Low-Tech Holiday Gifts the Grandkids Will Remember

Instead of Another Mobile Device or Video Game, Consider Something Lasting from the Heart

Kids get their first cell phone by age 12, and more than a third of them have smart phones. Nine out of 10 teens have a computer and 97 percent of 12- to 17-year-olds play video games. More than half the homes in the US have a fairly new video game console.

“It’s great that our kids have access to technology, but I talk to a lot of grandparents who say they simply don’t enjoy giving their grandkids tech gifts during the holiday season,” says Ted Bernstein, founder of Life Insurance Concepts, Inc. “They want to give something their grandkids will treasure; something they’ll remember for a long time.”

That has become more challenging as kids, along with the rest of us, come to rely more and more on technology for everything -- from communication to entertainment to telling the time.

Coming from a four-generation family of life insurance specialists, Bernstein has a special interest in family legacies and a long history of innovation. He offers these suggestions for holiday gifts for grandkids that create lasting memories.

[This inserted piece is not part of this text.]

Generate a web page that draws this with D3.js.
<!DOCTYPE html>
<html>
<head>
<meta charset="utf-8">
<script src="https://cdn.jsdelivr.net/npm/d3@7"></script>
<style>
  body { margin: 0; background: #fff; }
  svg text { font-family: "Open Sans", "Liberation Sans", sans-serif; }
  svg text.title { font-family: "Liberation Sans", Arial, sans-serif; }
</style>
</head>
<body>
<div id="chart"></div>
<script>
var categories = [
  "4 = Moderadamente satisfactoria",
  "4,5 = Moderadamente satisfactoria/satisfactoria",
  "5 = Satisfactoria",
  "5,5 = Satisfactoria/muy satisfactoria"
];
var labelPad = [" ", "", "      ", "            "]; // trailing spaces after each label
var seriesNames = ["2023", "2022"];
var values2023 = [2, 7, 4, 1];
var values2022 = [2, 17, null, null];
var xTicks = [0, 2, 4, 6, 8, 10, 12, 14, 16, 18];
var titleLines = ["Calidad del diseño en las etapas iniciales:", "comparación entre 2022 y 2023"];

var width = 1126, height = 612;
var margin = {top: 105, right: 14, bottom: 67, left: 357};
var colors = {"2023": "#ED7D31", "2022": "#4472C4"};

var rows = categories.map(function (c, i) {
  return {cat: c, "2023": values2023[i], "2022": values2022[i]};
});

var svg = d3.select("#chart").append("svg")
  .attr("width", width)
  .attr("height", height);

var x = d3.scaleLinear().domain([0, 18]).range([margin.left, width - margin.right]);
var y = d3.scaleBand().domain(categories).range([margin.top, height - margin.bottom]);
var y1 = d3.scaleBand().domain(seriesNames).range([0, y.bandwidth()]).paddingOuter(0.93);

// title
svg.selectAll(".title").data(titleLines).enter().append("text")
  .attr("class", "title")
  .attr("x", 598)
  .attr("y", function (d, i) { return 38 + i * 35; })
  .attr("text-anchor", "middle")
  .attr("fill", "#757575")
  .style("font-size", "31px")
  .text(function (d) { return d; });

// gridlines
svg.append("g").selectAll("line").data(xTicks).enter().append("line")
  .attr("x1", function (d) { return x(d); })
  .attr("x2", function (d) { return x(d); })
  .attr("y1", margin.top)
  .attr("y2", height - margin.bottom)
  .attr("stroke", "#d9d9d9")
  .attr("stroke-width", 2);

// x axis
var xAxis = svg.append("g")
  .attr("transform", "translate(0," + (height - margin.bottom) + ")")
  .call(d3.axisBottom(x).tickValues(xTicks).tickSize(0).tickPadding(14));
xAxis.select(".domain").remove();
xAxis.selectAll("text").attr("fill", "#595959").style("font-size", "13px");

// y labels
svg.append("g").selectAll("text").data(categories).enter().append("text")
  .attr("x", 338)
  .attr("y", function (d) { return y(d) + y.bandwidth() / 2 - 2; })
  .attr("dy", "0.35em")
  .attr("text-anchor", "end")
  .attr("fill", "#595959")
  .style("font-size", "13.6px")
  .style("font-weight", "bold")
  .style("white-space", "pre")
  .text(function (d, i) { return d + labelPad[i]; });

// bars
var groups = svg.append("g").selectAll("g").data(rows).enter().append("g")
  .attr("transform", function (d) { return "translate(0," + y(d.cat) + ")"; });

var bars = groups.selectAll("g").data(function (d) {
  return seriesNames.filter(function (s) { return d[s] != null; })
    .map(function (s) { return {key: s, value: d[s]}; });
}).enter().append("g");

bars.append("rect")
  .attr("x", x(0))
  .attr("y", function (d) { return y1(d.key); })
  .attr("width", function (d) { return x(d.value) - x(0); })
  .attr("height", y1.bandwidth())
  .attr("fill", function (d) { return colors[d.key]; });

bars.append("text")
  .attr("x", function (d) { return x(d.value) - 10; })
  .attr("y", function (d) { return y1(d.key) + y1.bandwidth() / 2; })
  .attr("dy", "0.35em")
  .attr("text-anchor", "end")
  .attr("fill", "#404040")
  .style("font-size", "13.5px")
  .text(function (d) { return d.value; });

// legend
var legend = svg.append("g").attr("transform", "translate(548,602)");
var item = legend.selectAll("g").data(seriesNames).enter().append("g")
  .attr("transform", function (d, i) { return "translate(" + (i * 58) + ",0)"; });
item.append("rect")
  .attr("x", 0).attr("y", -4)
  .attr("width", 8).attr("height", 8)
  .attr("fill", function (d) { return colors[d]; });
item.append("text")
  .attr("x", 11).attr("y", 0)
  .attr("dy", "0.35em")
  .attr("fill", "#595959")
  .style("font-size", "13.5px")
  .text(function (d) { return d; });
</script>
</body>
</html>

Their own clunker – which you’ll restore together. If you have a grandchild who’s still a few years from driving age, buy an old pickup truck that the two of you can restore together. You’ll have years to complete the project, which guarantees not only lots of one-on-one time together, but also the opportunity to teach valuable skills that will benefit him or her for a lifetime. “Plan it right, and when your grandchild gets a driver’s license, he or she will also have wheels,” Bernstein says. “And after spending so much time working on that vehicle, they’re more likely to drive it carefully!”

• An annual helping hand for years after you’re gone. Imagine being able to send your grandchild a holiday gift of $20,000 every year for 20, 30 or 40 years – with a note from you attached. You can do it with the Installment Life Option, a life insurance policy option that pays beneficiaries of a life insurance policy in predetermined amounts of your choice for up to 40 years. Because of the deferred payout, the insurance company can reduce the premiums up to 50 percent. And your grandchild is reminded of your love for him or her throughout his life, particularly during the financially stressful milestones: college tuition, wedding, paying off student loans, down payment for first home, and first child.

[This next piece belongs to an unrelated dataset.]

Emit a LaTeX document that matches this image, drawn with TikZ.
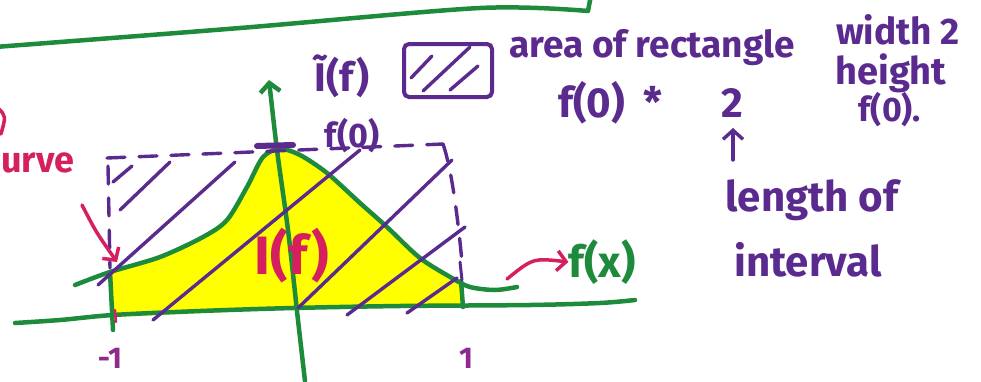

“A lot of the grandparents who do this love the fact that they can continue to help their grandchild long after they’re gone,” Bernstein says. “They also like the fact that they can choose what date the money is disbursed, whether it’s a holiday, a birthday, or a special date significant to the grandparents and grandchild. And they can add a personal note, which can be sent according to the policy holder’s instructions.”

The gift of compassion. Sponsor an impoverished child in another country in your grandchild’s name. “I like the organizations that allow you to personally connect with the child you sponsor, so your grandchild can write to and receive letters from them, and trade photographs. You can learn about the country together, and pick out gifts for birthday or holiday season,” Bernstein says. A grandparent might pay the whole cost of sponsorship or allow the grandchild to pick up a small portion, he adds.

One organization highly rated by independent charity evaluator Charity Navigator is Compassion International. The 61-year-old Christian-based non-profit facilitates 1.2 million sponsorships, providing the children with food, medical care, educational opportunities and more for $38 per month. Sponsors are invited to exchange letters and develop a relationship with the child.